A fence to keep out deer Another deer exclosure

Historically, it is believed that this area was grazed by bison and by elk rather than by sheep, and ideally someday Cedar Creek will have experimental bison roaming in the fields and under the oaks. However, “this will involve a lot of boring logistics,” admits Dr. Ritchie, including extra funding, veterinarians, and fences. Dr. Lehman maintains that bison require much less care than cows (bison can stay outside in the winter, for example). But, he cautions, he has heard stories that a bison can jump over a 6-foot fence from standing!

It is possible to see right away how some manipulations change a landscape, but it doesn’t do anyone much good to create a system that looks nice if it doesn’t function reliably. This is why there is also a great deal of research at Cedar Creek evaluating how the cycle of nutrient acquisition and loss changes in restoration attempts as well as how below ground communities like symbiotic fungi or important soil bacteria respond.
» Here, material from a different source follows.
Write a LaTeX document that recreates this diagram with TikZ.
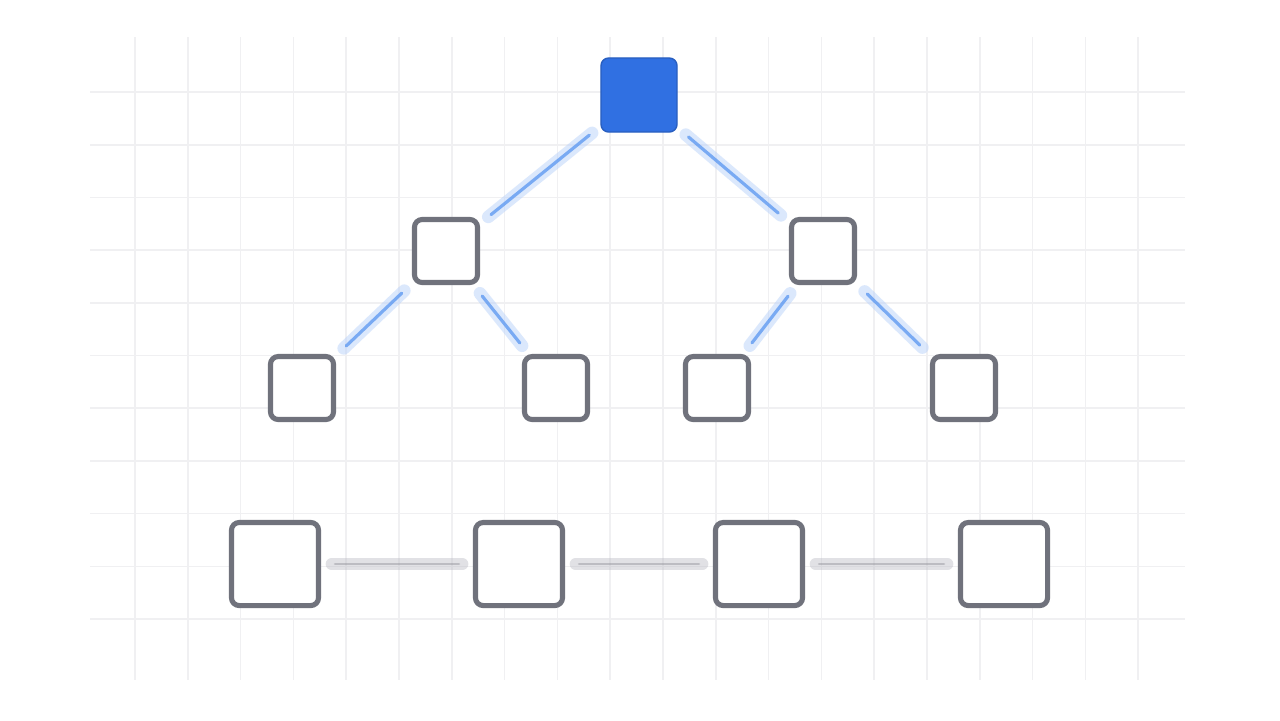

Ecosystems are full of complexity, and it appears that ecosystem restoration is too. The findings of all these experiments at Cedar Creek, as well as others that involve techniques such as fertilization, herbicide, and species diversity must be synthesized to make them truly useful as restoration guidelines. Then, throw in global aspects like climate change and greenhouse gases, and things become even more complicated. “We’re figuring out what the questions are and setting up experiments,” says Dr. Ritchie. “It’s a new direction.”

As long as we continue to value certain ecosystems and wish to maintain them, the path in this new direction could lead a long way into the future, and at least in some experiments at Cedar Creek that future will be burning bright.